Вопрос о том, как интерпретировались в Тбилиси сигналы, которые посылала администрация Джорджа Буша, остается не до конца проясненным. Не вполне понятна и роль «группы поддержки» Саакашвили — вице-президента Ричарда Чейни, сенатора Джона Маккейна и его внешнеполитического советника, в недавнем прошлом платного лоббиста грузинского правительства, Рэнди Шунемана. Бесспорно то, что республиканская администрация действовала как минимум исключительно беспечно: она оставила без присмотра союзника, которого поддерживала, вооружала и тренировала и который находился в открытом конфликте с соседней ядерной державой.

Со своей стороны, Москва, по-видимому, до последнего момента предполагала, что США, действуя рационально, в очередной раз удержат своего клиента от безрассудного выступления. Такое за последние годы уже случалось. Тем сильнее был шок от происшедшего. Дмитрий Медведев, всего лишь за три месяца перед тем вступивший в должность президента РФ, вскоре скажет, что после августа мир изменился[1]. Это интересное замечание. Строго говоря, «большой» мир, конечно, в целом остался прежним, но его проекция в голове третьего российского президента, по всей вероятности, была серьезно скорректирована внезапно развязанной войной. «Уроки кавказских событий последнего периода для значительной части граждан нашей страны, и не только нашей, по сути, означают утрату оставшихся иллюзий», — сказал Медведев[2]. «Иллюзией», должно быть, стало казаться прежнее убеждение, что США не будут прямо помогать стране, находящейся в вооруженном конфликте с Россией.
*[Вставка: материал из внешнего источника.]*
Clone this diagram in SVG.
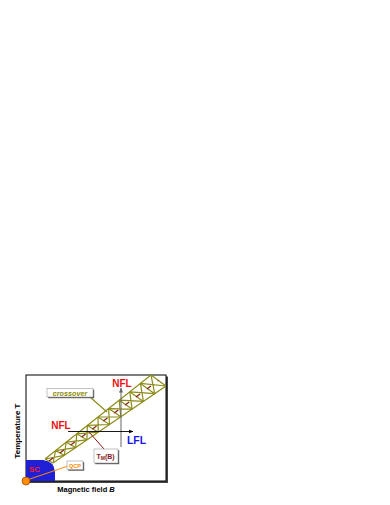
<svg xmlns="http://www.w3.org/2000/svg" width="390" height="505" viewBox="0 0 390 505">
<style>
text{font-family:"Liberation Sans",Arial,sans-serif;font-weight:bold}
.band{fill:none;stroke:#8c8c1a;stroke-width:1.2}
.lbl{fill:#fff;stroke:#999;stroke-width:0.6}
.sh{fill:#555}
</style>
<defs>
<clipPath id="fr"><rect x="26" y="375" width="140" height="106"/></clipPath>
<marker id="ah" viewBox="0 0 10 10" refX="9" refY="5" markerWidth="5" markerHeight="5" orient="auto"><path d="M0,1 L10,5 L0,9 Z" fill="#000"/></marker>
<marker id="ahg" viewBox="0 0 10 10" refX="9" refY="5" markerWidth="5" markerHeight="5" orient="auto"><path d="M0,1 L10,5 L0,9 Z" fill="#666"/></marker>
</defs>
<rect width="390" height="505" fill="#fff"/>

<g id="frame">
<path d="M167,376.5 V482 H27.5" fill="none" stroke="#444" stroke-width="2"/>
<rect x="26" y="375" width="140" height="106" fill="none" stroke="#000" stroke-width="1"/>
</g>

<g id="axis-labels">
<text x="0" y="0" font-size="8" text-anchor="middle" transform="translate(20,431) rotate(-90)">Temperature T</text>
<text x="86" y="492" font-size="7.5" text-anchor="middle">Magnetic field <tspan font-style="italic">B</tspan></text>
</g>

<g id="crossover-band" clip-path="url(#fr)">
<path class="band" d="M45,459 L151,375 M53,463 L166,386"/>
<path class="band" d="M45,459 L53,463 M55.6,450.6 L64.3,455.3 M66.2,442.2 L75.6,447.6 M76.8,433.8 L86.9,439.9 M87.4,425.4 L98.2,432.2 M98,417 L109.5,424.5 M108.6,408.6 L120.8,416.8 M119.2,400.2 L132.1,409.1 M129.8,391.8 L143.4,401.4 M140.4,383.4 L154.7,393.7 M151,375 L166,386"/>
<path class="band" d="M45,459 L64.3,455.3 M53,463 L55.6,450.6 M55.6,450.6 L75.6,447.6 M64.3,455.3 L66.2,442.2 M66.2,442.2 L86.9,439.9 M75.6,447.6 L76.8,433.8 M76.8,433.8 L98.2,432.2 M86.9,439.9 L87.4,425.4 M87.4,425.4 L109.5,424.5 M98.2,432.2 L98,417 M98,417 L120.8,416.8 M109.5,424.5 L108.6,408.6 M108.6,408.6 L132.1,409.1 M120.8,416.8 L119.2,400.2 M119.2,400.2 L143.4,401.4 M132.1,409.1 L129.8,391.8 M129.8,391.8 L154.7,393.7 M143.4,401.4 L140.4,383.4 M140.4,383.4 L166,386 M154.7,393.7 L151,375"/>
<path d="M49,461 L158.5,380.5" fill="none" stroke="#8b1a1a" stroke-width="1.2" stroke-dasharray="5 8.5"/>
</g>

<g id="sc">
<path d="M26,460 H43 Q54,461 55,472 V481 H26 Z" fill="#1f1fd6"/>
<text x="29" y="471.5" font-size="8" fill="#ff1a1a">SC</text>
</g>

<g id="connectors">
<line x1="121" y1="447" x2="121" y2="388" stroke="#666" stroke-width="1" marker-end="url(#ahg)"/>
<line x1="68" y1="431.5" x2="133" y2="431.5" stroke="#000" stroke-width="0.9" marker-end="url(#ah)"/>
<line x1="90" y1="397" x2="107" y2="412" stroke="#8c8c1a" stroke-width="1.2"/>
<line x1="89" y1="432" x2="104" y2="449" stroke="#8b1a1a" stroke-width="1"/>
<line x1="27" y1="480" x2="68" y2="466" stroke="#ff8c00" stroke-width="1"/>
</g>

<g id="nfl-top"><text x="122" y="387" font-size="10" fill="#ee1111" text-anchor="middle">NFL</text></g>
<g id="nfl-left"><text x="61" y="428.5" font-size="10" fill="#ee1111" text-anchor="middle">NFL</text></g>
<g id="lfl"><text x="136.5" y="443.5" font-size="10.5" fill="#1515ee" text-anchor="middle">LFL</text></g>

<g id="crossover-label">
<rect class="sh" x="48.2" y="389.7" width="46" height="8.5"/>
<rect class="lbl" x="47" y="388.5" width="46" height="8.5"/>
<text x="70" y="395.6" font-size="7.2" font-style="italic" fill="#8c8c00" text-anchor="middle">crossover</text>
</g>

<g id="tm-label">
<rect class="sh" x="95.2" y="450.2" width="24" height="14"/>
<rect class="lbl" x="94" y="449" width="24" height="14"/>
<text x="96.5" y="458.5" font-size="7" fill="#8b1a1a">T<tspan font-size="5" dy="1.5">M</tspan><tspan dy="-1.5">(B)</tspan></text>
</g>

<g id="qcp-label">
<rect class="sh" x="68.2" y="462.2" width="16" height="8.5"/>
<rect class="lbl" x="67" y="461" width="16" height="8.5"/>
<text x="75" y="467.8" font-size="5.5" fill="#ff8c00" text-anchor="middle">QCP</text>
</g>

<g id="qcp-point">
<circle cx="26" cy="481" r="4" fill="#ff8c00" stroke="#a04000" stroke-width="0.7"/>
</g>
</svg>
Еще в 2004-м, сразу после бесланской трагедии, Путин фактически обвинил Америку в косвенной поддержке сепаратистов и террористов на Кавказе с целью ослабить или, хуже того, расчленить Россию[3]. Но даже в этой интерпретации речь преимущественно шла о таких скрытых и ограниченных по масштабу действиях Соединенных Штатов, как предоставление убежища в США Ильясу Ахмадову и помощь различным «фондам в поддержку борющейся Чечни». Четыре года спустя в Кремле решили, что Белый дом отбросил последние ограничения и открыто перешел к стратегии сдерживания России путем провоцирования — руками проамериканских правительств — конфликтов на границах Российской Федерации. В отношениях США—РФ была пересечена некая черта.

Создавалась крайне опасная ситуация. Краткая встреча Путина и Буша в олимпийском Пекине не принесла результатов. Попытка Москвы «остановить агрессию Грузии» при помощи резолюции Совета Безопасности ООН оказалась тщетной. В этих условиях российское руководство приняло решение не только вытеснить грузинские войска из Южной Осетии, но и привести грузинские вооруженные силы, военную инфраструктуру Грузии в нефункциональное состояние. Массированный ответный удар России предназначался не просто стране, чьи войска напали на российских миротворцев и российских граждан, но режиму-клиенту и сателлиту Вашингтона, а также самой американской администрации.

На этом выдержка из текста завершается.